The Supreme Court said in its new order that the federal government had made a strong enough case that the federal Impoundment Control Act bars a lawsuit seeking to force the government to spend the funds.
The court also said the harms the executive branch faces from interference in the conduct of the nation’s foreign affairs “appear to outweigh the potential harm faced by respondents.”
The high court said that Ali’s order of Sept. 3 granting a preliminary injunction requiring the government to spend the funds is stayed pending an appeal that is currently before the U.S. Court of Appeals for the District of Columbia Circuit.
Dissenting Opinion
In her dissent, Kagan said the Supreme Court was in “uncharted territory” because the meaning and effect of the impoundment statute have barely been examined by the courts.She said the issue, which is how power is allocated between the executive branch and Congress over the expenditure of public funds, is important, yet the Supreme Court “has dealt with the statute only in passing.”
Kagan said the president has asked Congress to formally rescind the $4 billion in foreign aid appropriations, but lawmakers have not yet acted on the request. Because the district court order requiring the funds to be spent by Sept. 30 has been suspended by the Supreme Court, “the effect is to prevent the funds from reaching their intended recipients—not just now but (because of their impending expiration) for all time.”

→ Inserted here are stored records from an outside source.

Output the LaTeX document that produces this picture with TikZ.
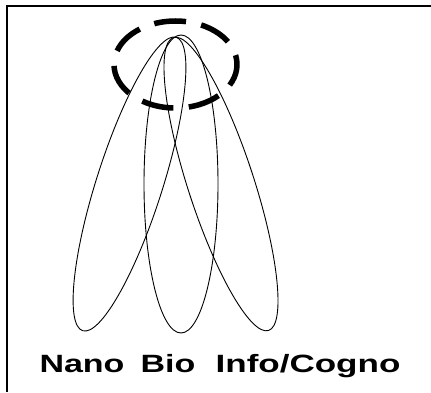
\documentclass[tikz,border=0pt]{standalone}
\usepackage{fontspec}
\setmainfont{Liberation Sans}
\begin{document}
\begin{tikzpicture}[x=1pt,y=1pt,
  frameline/.style={line width=2pt,black},
  petal/.style={line width=0.9pt,black},
  halo/.style={line width=5.5pt,black,dash pattern=on 32pt off 15.5pt,dash phase=22.5pt},
  lbl/.style={font=\fontsize{25}{28}\selectfont\bfseries,inner sep=0pt,anchor=base,xscale=1.36}]
\useasboundingbox (0,0) rectangle (431,392);
% frame (top and left edges)
\coordinate (tl) at (7,386);
\coordinate (tr) at (431,386);
\coordinate (bl) at (7,0);
\draw[frameline] (tr) -- (tl) -- (bl);
% three petals
\draw[petal,rotate around={72.3:(129.5,208)}] (129.5,208) ellipse [x radius=154, y radius=33];
\draw[petal] (181,208) ellipse [x radius=37, y radius=149];
\draw[petal,rotate around={108:(221,208)}] (221,208) ellipse [x radius=154, y radius=33];
% dashed halo
\draw[halo] (175.5,327.5) ellipse [x radius=61.5, y radius=43.5];
% labels
\node[lbl] (nano) at (82,20) {Nano};
\node[lbl] (bio) at (168,20) {Bio};
\node[lbl,xscale=1.03] (info) at (308,20) {Info/Cogno};
\end{tikzpicture}
\end{document}
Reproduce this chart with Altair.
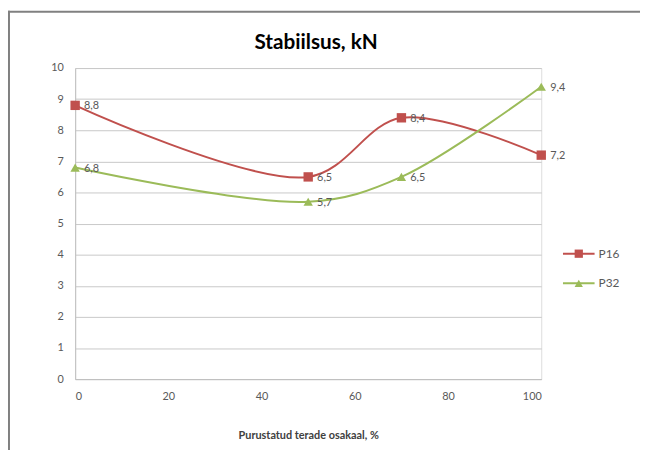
import altair as alt
import pandas as pd

x_vals = [0, 50, 70, 100]
p16 = [8.8, 6.5, 8.4, 7.2]
p32 = [6.8, 5.7, 6.5, 9.4]
series = ["P16", "P32"]
colors = ["#C0504D", "#9BBB59"]
marker_shapes = ["square", "triangle-up"]

rows = []
for s, vals in zip(series, [p16, p32]):
    for x, v in zip(x_vals, vals):
        rows.append({"x": x, "y": v, "s": s, "lab": f"{v:.1f}".replace(".", ",")})
df = pd.DataFrame(rows)
legend_df = pd.DataFrame({"s": series})

FONT = "Lato"
GRAY = "#595959"
cscale = alt.Scale(domain=series, range=colors)

xaxis = alt.Axis(values=[0, 20, 40, 60, 80, 100], title="Purustatud terade osakaal, %",
                 grid=False, ticks=False, labelPadding=12, labelFont=FONT,
                 labelFontSize=11, labelColor=GRAY, domainColor="#BFBFBF",
                 titleFont=FONT, titleFontSize=11, titleFontWeight="bold",
                 titleColor="#404040", titlePadding=28)
yaxis = alt.Axis(values=list(range(0, 11)), title=None, grid=True, labelOverlap=False,
                 gridColor="#C8C8C8", ticks=False, labelPadding=12,
                 labelFont=FONT, labelFontSize=11, labelColor=GRAY,
                 domainColor="#BFBFBF")
xenc = alt.X("x:Q", scale=alt.Scale(domain=[0, 100], nice=False), axis=xaxis)
yenc = alt.Y("y:Q", scale=alt.Scale(domain=[0, 10], nice=False), axis=yaxis)
col = alt.Color("s:N", scale=cscale, legend=None)

base = alt.Chart(df)
lines = base.mark_line(interpolate="catmull-rom", strokeWidth=2).encode(
    x=xenc, y=yenc, color=col, detail="s:N")
point_layers = []
for s, shp in zip(series, marker_shapes):
    point_layers.append(base.transform_filter(alt.datum.s == s).mark_point(
        filled=True, size=90, opacity=1, shape=shp).encode(x=xenc, y=yenc, color=col))
labels = base.mark_text(align="left", dx=9, dy=1, font=FONT, fontSize=11, color=GRAY).encode(
    x=xenc, y=yenc, text="lab:N")

# legend (drawn as a small key on its own point scale)
ly = alt.Y("s:N", scale=alt.Scale(type="point", domain=series, range=[188, 218], padding=0), axis=None)
lbase = alt.Chart(legend_df)
leg_lines = lbase.mark_rule(strokeWidth=2).encode(
    x=alt.value(494), x2=alt.value(526), y=ly, color=col)
leg_points = [lbase.transform_filter(alt.datum.s == s).mark_point(
    filled=True, size=70, opacity=1, shape=shp).encode(x=alt.value(510), y=ly, color=col)
    for s, shp in zip(series, marker_shapes)]
leg_text = lbase.mark_text(align="left", baseline="middle", font=FONT, fontSize=12,
                           color=GRAY).encode(x=alt.value(530), y=ly, text="s:N")
legend = alt.layer(leg_lines, *leg_points, leg_text)

frame_top = alt.Chart(pd.DataFrame({"a": [0]})).mark_rule(color="#808080", strokeWidth=2).encode(
    x=alt.value(-76), x2=alt.value(600), y=alt.value(-57))
frame_left = alt.Chart(pd.DataFrame({"a": [0]})).mark_rule(color="#808080", strokeWidth=2).encode(
    x=alt.value(-67), y=alt.value(-58), y2=alt.value(400))

main = alt.layer(frame_top, frame_left, lines, *point_layers, labels)

chart = alt.layer(main, legend).resolve_scale(y="independent").properties(
    width=472, height=315,
    title=alt.Title("Stabiilsus, kN", font=FONT, fontSize=21, fontWeight="bold",
                    color="#000000", anchor="middle", dx=8, offset=12, dy=56),
    autosize=alt.AutoSizeParams(type="none"),
    padding={"left": 68, "top": 58, "right": 100, "bottom": 69},
).configure_view(stroke=None).configure(background="white")

chart.save("out.html", embed_options={"renderer": "svg", "actions": False})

Kagan said the “standard for granting emergency relief is supposed to be stringent. The Executive has not come close to meeting it here.”
The high court’s order will allow the executive branch “to cease obligating $4 billion in funds that Congress appropriated for foreign aid, and that will now never reach its intended recipients.”
Because this outcome “conflicts with the separation of powers, I respectfully dissent,” Kagan said.
The separation of powers is a constitutional doctrine that divides the government into three branches to prevent any single branch from accumulating too much power.